Sunday, February 20, 2011

International Child Abduction: U.K. Figures Reflect Badly on U.S.


The article below from the Guardian newspaper in England provides details about the failure of many countries to return children promptly to their habitual residence.
The figures are startling in respect of one country in particular. This is the United States.
The media in the U.S. has been full of criticism of other countries for their failure to return abducted children quickly. But it is high time that we in the United States put our own house in order. See my article athttp://www.internationalfamilylawfirm.com/2009/11/people-in-glass-houses.html
Third of Abducted Children Not Returned Home after a Year
More than one in three children abducted from England and Wales and taken abroad have not returned home by the end of the year of being kidnapped, according to figures released under the Freedom of Information Act.
Statistics from the Ministry of Justice show that some foreign countries never return children, despite being signatories to the Hague convention, the multinational treaty designed to reunite families quickly.

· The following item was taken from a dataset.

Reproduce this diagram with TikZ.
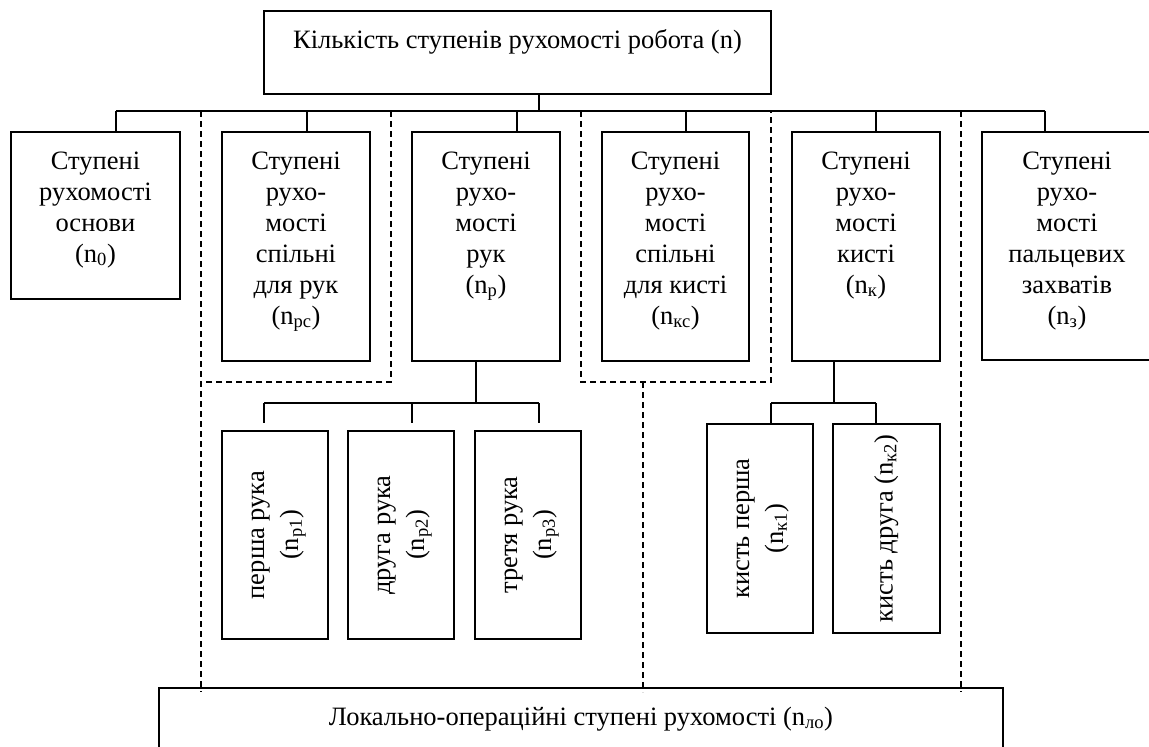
\documentclass[tikz,border=0pt]{standalone}
\usepackage{fontspec}
\usepackage{graphicx}
\setmainfont{Liberation Serif}
\newcommand\blkbox[3]{\parbox[c][#2][t]{#1}{\centering\rule{0pt}{37pt}#3\par}}
\newcommand\rotbox[3]{\parbox[c][#2][c]{#1}{\centering\rotatebox{90}{\begin{tabular}{@{}c@{}}#3\end{tabular}}\par}}
\tikzset{
  blk/.style={draw, line width=1.8pt, inner sep=0pt, outer sep=0pt, anchor=north west, font=\fontsize{26.5}{31}\selectfont},
  con/.style={line width=1.8pt},
  dsh/.style={line width=2pt, dash pattern=on 6pt off 4pt},
}
\begin{document}
\begin{tikzpicture}[x=1pt, y=-1pt]
\useasboundingbox (0,0) rectangle (1149,747);
\clip (0,0) rectangle (1149,747);
\fill[white] (0,0) rectangle (1149,747);
% top box
\node[blk] (T) at (264,11) {\blkbox{507pt}{83pt}{Кількість ступенів рухомості робота (n)}};
% level 1
\node[blk] (B1) at (11,132) {\blkbox{169pt}{167pt}{Ступені\\рухомості\\основи\\(n\textsubscript{0})}};
\node[blk] (B2) at (222,132) {\blkbox{148pt}{229pt}{Ступені\\рухо-\\мості\\спільні\\для рук\\(n\textsubscript{рс})}};
\node[blk] (B3) at (412,132) {\blkbox{148pt}{229pt}{Ступені\\рухо-\\мості\\рук\\(n\textsubscript{р})}};
\node[blk] (B4) at (602,132) {\blkbox{147pt}{229pt}{Ступені\\рухо-\\мості\\спільні\\для кисті\\(n\textsubscript{кс})}};
\node[blk] (B5) at (792,132) {\blkbox{148pt}{229pt}{Ступені\\рухо-\\мості\\кисті\\(n\textsubscript{к})}};
\node[blk] (B6) at (982,132) {\blkbox{170pt}{228pt}{Ступені\\рухо-\\мості\\пальцевих\\захватів\\(n\textsubscript{з})}};
% level 2
\node[blk] (np1) at (222,431) {\rotbox{106pt}{208pt}{перша рука\\[3pt](n\textsubscript{р1})}};
\node[blk] (np2) at (348,431) {\rotbox{106pt}{208pt}{друга рука\\[3pt](n\textsubscript{р2})}};
\node[blk] (np3) at (475,431) {\rotbox{106pt}{208pt}{третя рука\\[3pt](n\textsubscript{р3})}};
\node[blk] (nk1) at (707,424) {\rotbox{106pt}{209pt}{кисть перша\\[3pt](n\textsubscript{к1})}};
\node[blk] (nk2) at (833,424) {\rotbox{107pt}{209pt}{кисть друга (n\textsubscript{к2})}};
% bottom box
\node[blk] (L) at (159,688) {\parbox[c][100pt][t]{844pt}{\centering\rule{0pt}{37pt}Локально-операційні ступені рухомості (n\textsubscript{ло})\par}};
% bus coordinates
\coordinate (ts) at (539,111);
\coordinate (c1) at (116,111);
\coordinate (c2) at (307,111);
\coordinate (c3) at (517,111);
\coordinate (c4) at (686,111);
\coordinate (c5) at (876,111);
\coordinate (c6) at (1045,111);
\draw[con] (ts |- T.south) -- (ts);
\draw[con] (c1) -- (c6);
\foreach \i in {1,...,6} { \draw[con] (c\i) -- (c\i |- B\i.north); }
% arms branch
\coordinate (b3s) at (476,403);
\coordinate (p1) at (264,403);
\coordinate (p2) at (412,403);
\coordinate (p3) at (539,403);
\coordinate (p1e) at (264,423);
\coordinate (p2e) at (412,423);
\coordinate (p3e) at (539,423);
\draw[con] (b3s |- B3.south) -- (b3s);
\draw[con] (p1) -- (p3);
\draw[con] (p1) -- (p1e);
\draw[con] (p2) -- (p2e);
\draw[con] (p3) -- (p3e);
% wrist branch
\coordinate (b5s) at (834,403);
\coordinate (k1) at (771,403);
\coordinate (k2) at (876,403);
\draw[con] (b5s |- B5.south) -- (b5s);
\draw[con] (k1) -- (k2);
\draw[con] (k1) -- (k1 |- nk1.north);
\draw[con] (k2) -- (k2 |- nk2.north);
% dashed groups
\coordinate (d1a) at (201,111);
\coordinate (d1b) at (201,382);
\coordinate (d1c) at (391,382);
\coordinate (d1d) at (391,111);
\coordinate (d2a) at (581,111);
\coordinate (d2b) at (581,382);
\coordinate (d2c) at (771,382);
\coordinate (d2d) at (771,111);
\coordinate (d2m) at (643,382);
\coordinate (d3) at (961,111);
\draw[dsh] (d1d) -- (d1c) -- (d1b);
\draw[dsh] (d1a) -- ([yshift=-4pt]d1a |- L.north);
\draw[dsh] (d2a) -- (d2b) -- (d2c) -- (d2d);
\draw[dsh] (d2m) -- ([yshift=-4pt]d2m |- L.north);
\draw[dsh] (d3) -- ([yshift=-4pt]d3 |- L.north);
\end{tikzpicture}
\end{document}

Pressure groups said this showed the convention was not doing its job.
The figures revealed that of the 277 cases of child abduction dealt with by the justice ministry in 2008, just 103 led to children coming back to the UK. An estimated 140 youngsters did not return, such cases usually involving a parent taking drastic action after a relationship breakdown.
The figures also show which countries have the best and worst record for returning children. In 2008, no children came back from Croatia, Ecuador, Honduras, Mauritius, Peru, Serbia, Sweden and Zimbabwe, despite all those nations being Hague convention signatories. One case, involving Mauritius, has been continuing since 2004. No children have been returned from Zimbabwe since 2005, and between 2001 and 2008 only four cases involving Mexico have caused children to return to England and Wales.
Eastern European countries have also got a poor record. Just two cases involving Serbia and Montenegro, Croatia and Macedonia have led to children coming home to England or Wales, since at least 1999.
The US has failed to return about a third of the children. In 2008, of the 30 cases dealt with by the justice ministry, 13 were unresolved at the end of the year.
The Ministry of Justice only deals with child abduction cases where children are taken from England and Wales to countries which have signed the Hague convention, which aims to make it easier to resolve child abduction cases among signatories. The high number of children who are not speedily returned suggests the convention often does not work.
Catherine Meyer, founder of Pact, a non-profit organisation that fights child abduction, said: “The overall picture remains depressingly bleak.”Despite the fact that parental child abduction is the subject of an international convention, the British government still tends to regard it as a private matter that does not require its vigorous intervention when the child of a British subject is illegally taken to another country.”
Some countries take a long time to reach a judicial decision about returning children. In Poland, in 2008, it took an average of 842 days for the courts to decide whether children should be sent home; in Spain, the average was 458 days.
Other countries were much quicker: the average time in Latvia was 54 days, and in Portugal it was 71 days.